The snow spikes were working a treat, and I got up Wardrew Hill without mishap.
The black sheep were grazing hay put out for them, they're a breed called Zwartbles and real characters (useful name to remember if you like scrabble!)


We headed down the footpath to the Irthing Gorge woods, Kay and Malcolm were sledging with their young daughter, lots of laughter and squeals. Two of the people staying at West Nichold Cottage came through the woods, they're leaving at the weekend and are hoping they'll be able to get back down the hill. I can think of worse places to be marooned, West Nichold is a 5* cottage.
Heading  into the wood, lots of tracks again, foxes, deer, rabbits and pheasants but no squirrell tracks which is a shame. Snow was pilled high on the branches and kept dropping on our heads.

Spa Bridge

River Irthing

Over the Spa Bridge and up the hill to Gilsland Spa itself, the views over Gilsland from the Hotel are wonderful, although with the falling snow today it wasn't particularly clear. 

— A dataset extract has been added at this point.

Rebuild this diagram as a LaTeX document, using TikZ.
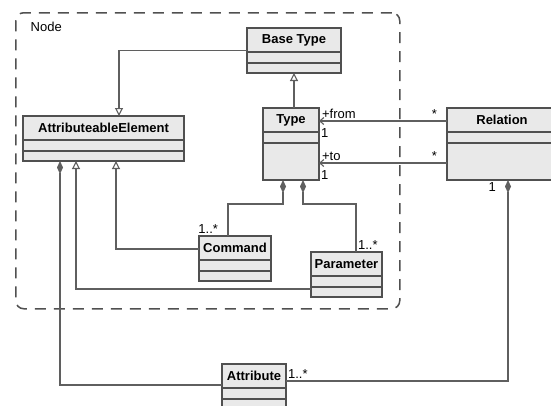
\documentclass[tikz,border=0pt]{standalone}
\usepackage{fontspec}
\setmainfont{Liberation Sans}
\usetikzlibrary{arrows.meta}

\definecolor{boxfill}{RGB}{233,233,233}
\definecolor{boxline}{RGB}{80,80,80}
\definecolor{wire}{RGB}{95,95,95}

\tikzset{
  classbox/.style={draw=boxline, fill=boxfill, line width=1.2pt, outer sep=0pt, inner sep=0pt},
  classline/.style={draw=boxline, line width=1.2pt},
  classname/.style={font=\fontsize{13}{15}\selectfont\bfseries, inner sep=0pt},
  wirelabel/.style={font=\fontsize{13}{15}\selectfont, inner sep=1.5pt},
  connector/.style={draw=wire, line width=1.1pt},
  inherit/.style={connector, -{Triangle[open, length=8pt, width=8pt, fill=white]}},
  compose/.style={connector, {Diamond[length=13pt, width=6pt, fill=wire]}-},
  navigate/.style={connector, -{Straight Barb[length=4pt, width=7pt]}},
}

% class box: name, top left, width, height, title
\newcommand{\umlclass}[5]{%
  \node[classbox, minimum width=#3pt, minimum height=#4pt, anchor=north west] (#1) at (#2) {};
  \node[classname] (#1-name) at ([yshift=-12pt]#1.north) {#5};
  \draw[classline] ([yshift=-24pt]#1.north west) -- ([yshift=-24pt]#1.north east);
  \draw[classline] ([yshift=-35pt]#1.north west) -- ([yshift=-35pt]#1.north east);
}

\begin{document}
\begin{tikzpicture}[x=1pt, y=-1pt]
  \useasboundingbox (0,0) rectangle (551,405);
  \clip (0,0) rectangle (551,405);
  % Node package
  \node[draw=boxline, line width=1.5pt, dash pattern=on 11pt off 8pt, rounded corners=8pt,
        minimum width=384pt, minimum height=296pt, anchor=north west, inner sep=0pt] (package) at (15,12) {};
  \node[wirelabel, anchor=west] (package-name) at ([xshift=14pt, yshift=-15pt]package.north west) {Node};
  % classes
  \umlclass{basetype}{247,28}{94}{45}{Base Type}
  \umlclass{attrel}{23,116}{161}{45}{AttributeableElement}
  \umlclass{type}{263,108}{56}{72}{Type}
  \umlclass{relation}{447,108}{110}{72}{Relation}
  \umlclass{command}{199,236}{72}{45}{Command}
  \umlclass{parameter}{311,252}{71}{45}{Parameter}
  \umlclass{attribute}{222,364}{64}{60}{Attribute}
  % generalizations
  \draw[inherit] (basetype.west) -| ([xshift=15.5pt]attrel.north);
  \draw[inherit] (basetype.south |- type.north) -- (basetype.south);
  \draw[inherit] ([yshift=-13pt]command.north west) -| ([xshift=12.5pt]attrel.south);
  \draw[inherit] ([yshift=-37pt]parameter.north west) -| ([xshift=-27.5pt]attrel.south);
  % associations Relation -> Type
  \draw[navigate] ([yshift=-13pt]relation.north west) -- ([yshift=-13pt]type.north east)
    node[wirelabel, pos=0, above left, xshift=-8pt] {*}
    node[wirelabel, above right, xshift=1pt] {+from}
    node[wirelabel, below right, yshift=-6pt] {1};
  \draw[navigate] ([yshift=17pt]relation.south west) -- ([yshift=17pt]type.south east)
    node[wirelabel, pos=0, above left, xshift=-8pt] {*}
    node[wirelabel, above right, xshift=1pt] {+to}
    node[wirelabel, below right, yshift=-6pt] {1};
  % compositions
  \draw[compose] ([xshift=-8pt]type.south) -- ++(0,24) -| ([xshift=-7pt]command.north)
    node[wirelabel, above left, xshift=-8pt] {1..*};
  \draw[compose] ([xshift=12pt]type.south) -- ++(0,24) -| ([xshift=9.5pt]parameter.north)
    node[wirelabel, above right] {1..*};
  \draw[compose] ([xshift=-43.5pt]attrel.south) |- ([yshift=-21pt]attribute.north west);
  \draw[compose] ([xshift=6pt]relation.south) |- ([yshift=-17pt]attribute.north east)
    node[wirelabel, pos=0, below left, xshift=-10pt] {1}
    node[wirelabel, above right] {1..*};
\end{tikzpicture}
\end{document}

Nice views to Temple Mount, showing the hill we'd climbed up before reaching the woods.

Temple Mount

Past the church and a dither over whether or not to risk the path down to the stepping stones. Several of the 'steps' were washed away in the heavy rain before Christmas so we decided to stick to the road.

Jacobs Sheep

Jacobs sheep on the way down and a very happy little mule ewe posed for pictures.

Mule ewe

Down into the village and back home.
Gilsland is a funny place, it doesn't matter which way you go it's uphill both ways, we soon warmed up and a bowl of broth hit the spot.
Wonder if we'll be able to get the car out tomorrow?
Catch you later.

2010 is here

And it's brought more snow so I'm unable to get far today.
Have a very happy new year may 2010 turn out to be an extra special year for you in many ways.